在阿洛夫被关押时的1949年12月,毛主席出访苏联。毛主席的俄文翻译师哲讲,当第一次见到斯大林本人时,毛主席说的第一句话却是“我是长期受打击排挤的人,有话无处说……”斯大林当即打断了他的话头:“胜利者是不受审的,不能谴责胜利者,这是一般的公理。”虽然当时毛主席发着高烧,却是多年来的心里话,是真话。而斯大林当然知道毛主席是冲着他说的。
阿洛夫死得悲惨,走得光荣
10月3日是我父亲的忌日,我们全家四代去八宝山扫墓。我告诉我父亲:“阿洛夫在1952年就走了,他走得很光荣,他在被关押时没讲假话,没乱咬你。他是你的朋友。在天堂里你们还是朋友。”

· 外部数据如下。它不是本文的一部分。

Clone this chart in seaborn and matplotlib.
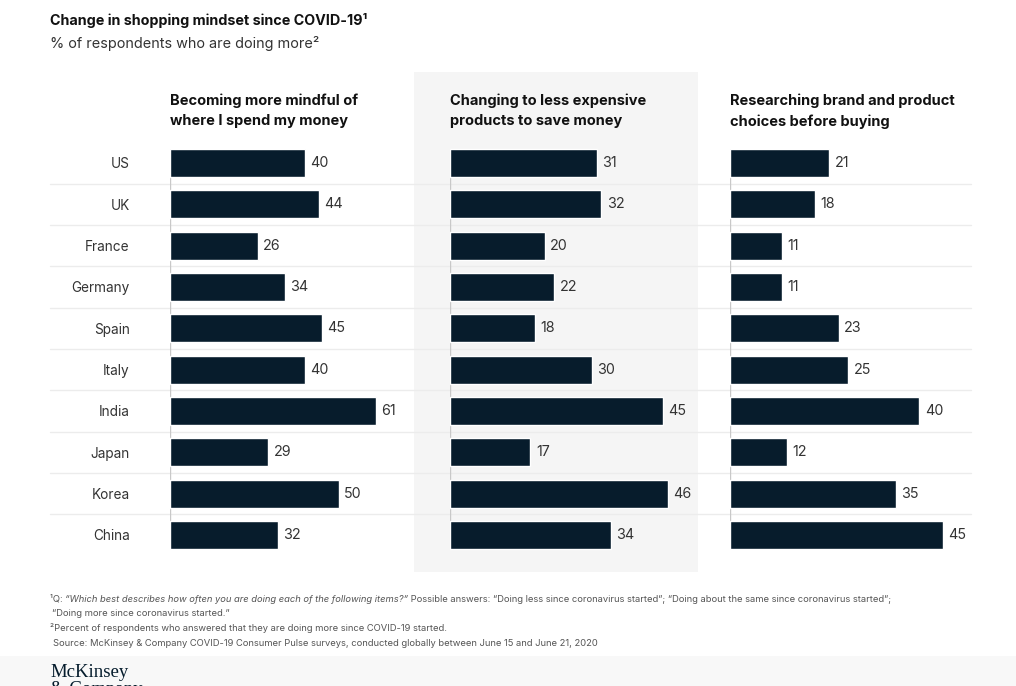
import numpy as np
import pandas as pd
import matplotlib
matplotlib.use('Agg')
import matplotlib.pyplot as plt
from matplotlib.lines import Line2D
from matplotlib.patches import Rectangle
import seaborn as sns

countries = ['US', 'UK', 'France', 'Germany', 'Spain', 'Italy', 'India', 'Japan', 'Korea', 'China']
mindful = [40, 44, 26, 34, 45, 40, 61, 29, 50, 32]
cheaper = [31, 32, 20, 22, 18, 30, 45, 17, 46, 34]
research = [21, 18, 11, 11, 23, 25, 40, 12, 35, 45]
panel_titles = ['Becoming more mindful of\nwhere I spend my money',
                'Changing to less expensive\nproducts to save money',
                'Researching brand and product\nchoices before buying']

sns.set_theme(style = 'white')
plt.rcParams['font.family'] = ['Inter', 'DejaVu Sans']

W, H = 1016, 686
fx = lambda x: x / W
fy = lambda y: 1 - y / H
navy = '#071c2c'

fig = plt.figure(figsize = (W / 100, H / 100), dpi = 100)
fig.patch.set_facecolor('white')

# grey band behind middle panel + bottom strip
fig.add_artist(Rectangle((fx(414), fy(572)), fx(698) - fx(414), fy(72) - fy(572), transform = fig.transFigure,
                         facecolor = '#f5f5f5', edgecolor = 'none', zorder = -3))
fig.add_artist(Rectangle((0, 0), 1, fy(656), transform = fig.transFigure,
                         facecolor = '#f8f8f8', edgecolor = 'none', zorder = -3))

row_h = 41.33
top = 163 - row_h / 2
for i in range(1, 10):
    y = top + i * row_h
    fig.add_artist(Line2D([fx(50), fx(971)], [fy(y), fy(y)], transform = fig.transFigure,
                          color = '#ececec', lw = 1, zorder = -2))

# axes: left px, width px, px per unit
specs = [(170, 225, 3.375), (450, 240, 4.73), (730, 240, 4.73)]
data = [mindful, cheaper, research]
for k, ((left, width, scale), vals, ttl) in enumerate(zip(specs, data, panel_titles)):
    ax = fig.add_axes([fx(left), fy(top + 10 * row_h), width / W, 10 * row_h / H])
    ax.patch.set_alpha(0)
    df = pd.DataFrame({'country': countries, 'value': vals})
    sns.barplot(data = df, x = 'value', y = 'country', color = navy, width = 0.68,
                saturation = 1, ax = ax, orient = 'h')
    ax.bar_label(ax.containers[0], padding = 4, fontsize = 10.3, color = '#333333')
    ax.vlines(0, -0.34, 9.34, color = '#c8c8c8', lw = 1, zorder = 0)
    ax.set_xlim(0, width / scale)
    ax.set_ylim(9.5, -0.5)
    ax.set_xlabel(''); ax.set_ylabel('')
    ax.set_xticks([])
    for s in ax.spines.values():
        s.set_visible(False)
    if k == 0:
        ax.tick_params(axis = 'y', length = 0, pad = 29, labelsize = 9.8, labelcolor = '#333333')
    else:
        ax.set_yticks([])
    fig.text(fx(left), fy(93), ttl, ha = 'left', va = 'top', fontsize = 10.5, fontweight = 'bold',
             color = '#111111', linespacing = 1.6)

fig.text(fx(50), fy(13), 'Change in shopping mindset since COVID-19\u00b9', ha = 'left', va = 'top',
         fontsize = 10.3, fontweight = 'bold', color = '#111111')
fig.text(fx(50), fy(36), '% of respondents who are doing more\u00b2', ha = 'left', va = 'top',
         fontsize = 10.4, color = '#333333')

# footnotes, pieced together so the question can be italic
fig.canvas.draw()
rend = fig.canvas.get_renderer()
def runline(x, y, parts):
    for txt, style in parts:
        t = fig.text(x, y, txt, ha = 'left', va = 'center', fontsize = 6.75, color = '#555555',
                     style = style)
        x += t.get_window_extent(rend).width / W

runline(fx(50), fy(599), [('\u00b9Q: ', 'normal'),
                         ('\u201cWhich best describes how often you are doing each of the following items?\u201d', 'italic'),
                         (' Possible answers: \u201cDoing less since coronavirus started\u201d; \u201cDoing about the same since coronavirus started\u201d;', 'normal')])
runline(fx(52), fy(613), [('\u201cDoing more since coronavirus started.\u201d', 'normal')])
runline(fx(50), fy(628), [('\u00b2Percent of respondents who answered that they are doing more since COVID-19 started.', 'normal')])
runline(fx(53), fy(644), [('Source: McKinsey & Company COVID-19 Consumer Pulse surveys, conducted globally between June 15 and June 21, 2020', 'normal')])

fig.text(fx(50), fy(664), 'McKinsey\n& Company', ha = 'left', va = 'top', fontsize = 13.5,
         family = ['Liberation Serif', 'DejaVu Serif'], color = '#051c2c', linespacing = 1.0)

fig.savefig('out.png', dpi = 100)
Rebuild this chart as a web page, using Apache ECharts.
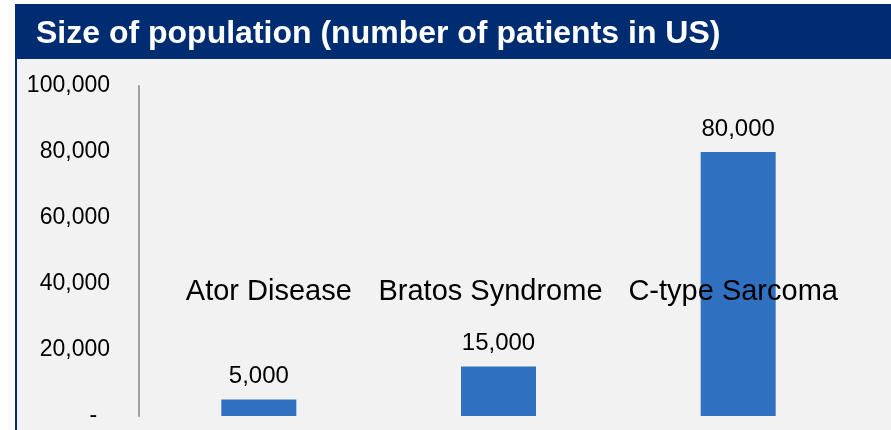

我有一个心愿,希望能在2015年阿洛夫110岁诞辰时,在延安枣园后沟的山坡荒地上种些树,在树林的平地上为苏联医生阿洛夫建立一个墓,请总后卫生部、中苏友协及延安党校和那些受到过阿洛夫医疗帮助的中共七大领导们的后人,当年跟阿洛夫学过医的人的后人,那些在延安受到阿洛夫救助的后人,加上我家四代人,共同完成这个梦想,为阿洛夫立碑建墓纪念他。